## Data
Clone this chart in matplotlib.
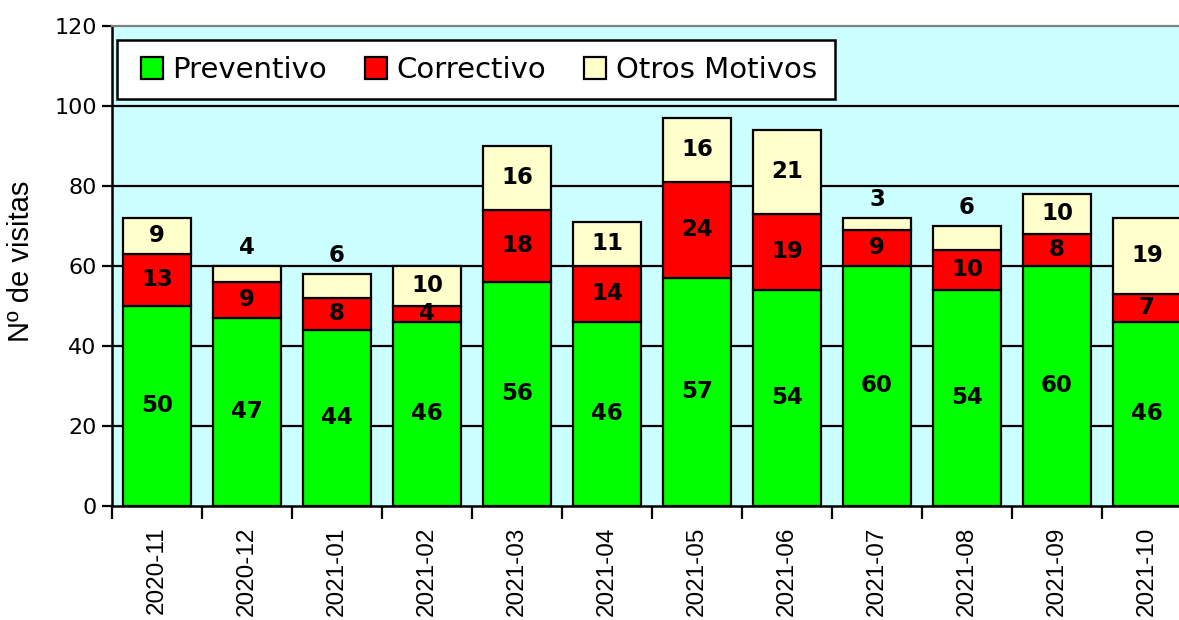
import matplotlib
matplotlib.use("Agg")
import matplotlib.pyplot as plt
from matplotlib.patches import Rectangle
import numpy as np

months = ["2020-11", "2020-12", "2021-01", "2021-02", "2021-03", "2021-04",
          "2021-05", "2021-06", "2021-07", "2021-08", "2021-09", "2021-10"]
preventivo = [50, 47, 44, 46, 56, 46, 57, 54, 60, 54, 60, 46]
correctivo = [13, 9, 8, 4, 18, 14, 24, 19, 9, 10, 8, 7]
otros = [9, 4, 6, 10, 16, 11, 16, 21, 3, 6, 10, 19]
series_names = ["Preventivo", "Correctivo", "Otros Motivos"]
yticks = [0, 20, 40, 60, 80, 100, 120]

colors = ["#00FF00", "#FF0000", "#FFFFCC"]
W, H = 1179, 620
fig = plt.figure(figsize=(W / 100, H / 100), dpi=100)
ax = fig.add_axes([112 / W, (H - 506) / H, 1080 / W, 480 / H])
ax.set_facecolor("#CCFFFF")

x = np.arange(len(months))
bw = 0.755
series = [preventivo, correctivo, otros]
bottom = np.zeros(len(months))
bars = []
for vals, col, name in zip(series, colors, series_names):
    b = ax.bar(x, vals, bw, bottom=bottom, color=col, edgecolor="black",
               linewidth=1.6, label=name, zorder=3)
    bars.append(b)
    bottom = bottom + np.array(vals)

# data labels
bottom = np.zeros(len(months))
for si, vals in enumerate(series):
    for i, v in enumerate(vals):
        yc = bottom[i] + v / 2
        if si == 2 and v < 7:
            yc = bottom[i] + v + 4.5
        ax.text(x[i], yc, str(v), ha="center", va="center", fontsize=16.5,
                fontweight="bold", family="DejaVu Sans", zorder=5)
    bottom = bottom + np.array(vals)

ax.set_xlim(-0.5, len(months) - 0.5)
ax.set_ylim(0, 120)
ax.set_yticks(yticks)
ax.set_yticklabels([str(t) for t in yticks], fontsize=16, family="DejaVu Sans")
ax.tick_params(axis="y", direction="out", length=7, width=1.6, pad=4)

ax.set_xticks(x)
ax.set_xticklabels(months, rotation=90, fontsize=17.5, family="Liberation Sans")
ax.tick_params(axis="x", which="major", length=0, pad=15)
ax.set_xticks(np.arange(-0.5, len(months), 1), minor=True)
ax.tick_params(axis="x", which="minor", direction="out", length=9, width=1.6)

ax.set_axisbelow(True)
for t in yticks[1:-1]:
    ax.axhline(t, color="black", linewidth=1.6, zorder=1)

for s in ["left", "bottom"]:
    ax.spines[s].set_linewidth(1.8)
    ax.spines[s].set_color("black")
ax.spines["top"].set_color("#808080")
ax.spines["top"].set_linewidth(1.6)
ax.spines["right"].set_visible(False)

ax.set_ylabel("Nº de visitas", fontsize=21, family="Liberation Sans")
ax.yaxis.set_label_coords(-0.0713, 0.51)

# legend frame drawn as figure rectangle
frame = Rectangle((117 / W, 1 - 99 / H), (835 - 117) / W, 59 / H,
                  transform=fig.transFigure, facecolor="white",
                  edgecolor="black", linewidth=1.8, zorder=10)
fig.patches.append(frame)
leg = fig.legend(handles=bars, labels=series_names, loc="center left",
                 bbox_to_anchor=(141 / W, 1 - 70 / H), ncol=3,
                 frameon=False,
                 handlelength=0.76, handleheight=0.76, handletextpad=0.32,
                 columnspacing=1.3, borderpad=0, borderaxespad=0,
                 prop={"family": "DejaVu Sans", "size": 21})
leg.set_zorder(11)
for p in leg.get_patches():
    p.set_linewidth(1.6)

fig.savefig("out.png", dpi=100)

## To be done
Leave the pictures out and output the rest of the listing exactly.

## The solution
Clone this chart in matplotlib.
import matplotlib
matplotlib.use("Agg")
import matplotlib.pyplot as plt
from matplotlib.patches import Rectangle
import numpy as np

months = ["2020-11", "2020-12", "2021-01", "2021-02", "2021-03", "2021-04",
          "2021-05", "2021-06", "2021-07", "2021-08", "2021-09", "2021-10"]
preventivo = [50, 47, 44, 46, 56, 46, 57, 54, 60, 54, 60, 46]
correctivo = [13, 9, 8, 4, 18, 14, 24, 19, 9, 10, 8, 7]
otros = [9, 4, 6, 10, 16, 11, 16, 21, 3, 6, 10, 19]
series_names = ["Preventivo", "Correctivo", "Otros Motivos"]
yticks = [0, 20, 40, 60, 80, 100, 120]

colors = ["#00FF00", "#FF0000", "#FFFFCC"]
W, H = 1179, 620
fig = plt.figure(figsize=(W / 100, H / 100), dpi=100)
ax = fig.add_axes([112 / W, (H - 506) / H, 1080 / W, 480 / H])
ax.set_facecolor("#CCFFFF")

x = np.arange(len(months))
bw = 0.755
series = [preventivo, correctivo, otros]
bottom = np.zeros(len(months))
bars = []
for vals, col, name in zip(series, colors, series_names):
    b = ax.bar(x, vals, bw, bottom=bottom, color=col, edgecolor="black",
               linewidth=1.6, label=name, zorder=3)
    bars.append(b)
    bottom = bottom + np.array(vals)

# data labels
bottom = np.zeros(len(months))
for si, vals in enumerate(series):
    for i, v in enumerate(vals):
        yc = bottom[i] + v / 2
        if si == 2 and v < 7:
            yc = bottom[i] + v + 4.5
        ax.text(x[i], yc, str(v), ha="center", va="center", fontsize=16.5,
                fontweight="bold", family="DejaVu Sans", zorder=5)
    bottom = bottom + np.array(vals)

ax.set_xlim(-0.5, len(months) - 0.5)
ax.set_ylim(0, 120)
ax.set_yticks(yticks)
ax.set_yticklabels([str(t) for t in yticks], fontsize=16, family="DejaVu Sans")
ax.tick_params(axis="y", direction="out", length=7, width=1.6, pad=4)

ax.set_xticks(x)
ax.set_xticklabels(months, rotation=90, fontsize=17.5, family="Liberation Sans")
ax.tick_params(axis="x", which="major", length=0, pad=15)
ax.set_xticks(np.arange(-0.5, len(months), 1), minor=True)
ax.tick_params(axis="x", which="minor", direction="out", length=9, width=1.6)

ax.set_axisbelow(True)
for t in yticks[1:-1]:
    ax.axhline(t, color="black", linewidth=1.6, zorder=1)

for s in ["left", "bottom"]:
    ax.spines[s].set_linewidth(1.8)
    ax.spines[s].set_color("black")
ax.spines["top"].set_color("#808080")
ax.spines["top"].set_linewidth(1.6)
ax.spines["right"].set_visible(False)

ax.set_ylabel("Nº de visitas", fontsize=21, family="Liberation Sans")
ax.yaxis.set_label_coords(-0.0713, 0.51)

# legend frame drawn as figure rectangle
frame = Rectangle((117 / W, 1 - 99 / H), (835 - 117) / W, 59 / H,
                  transform=fig.transFigure, facecolor="white",
                  edgecolor="black", linewidth=1.8, zorder=10)
fig.patches.append(frame)
leg = fig.legend(handles=bars, labels=series_names, loc="center left",
                 bbox_to_anchor=(141 / W, 1 - 70 / H), ncol=3,
                 frameon=False,
                 handlelength=0.76, handleheight=0.76, handletextpad=0.32,
                 columnspacing=1.3, borderpad=0, borderaxespad=0,
                 prop={"family": "DejaVu Sans", "size": 21})
leg.set_zorder(11)
for p in leg.get_patches():
    p.set_linewidth(1.6)

fig.savefig("out.png", dpi=100)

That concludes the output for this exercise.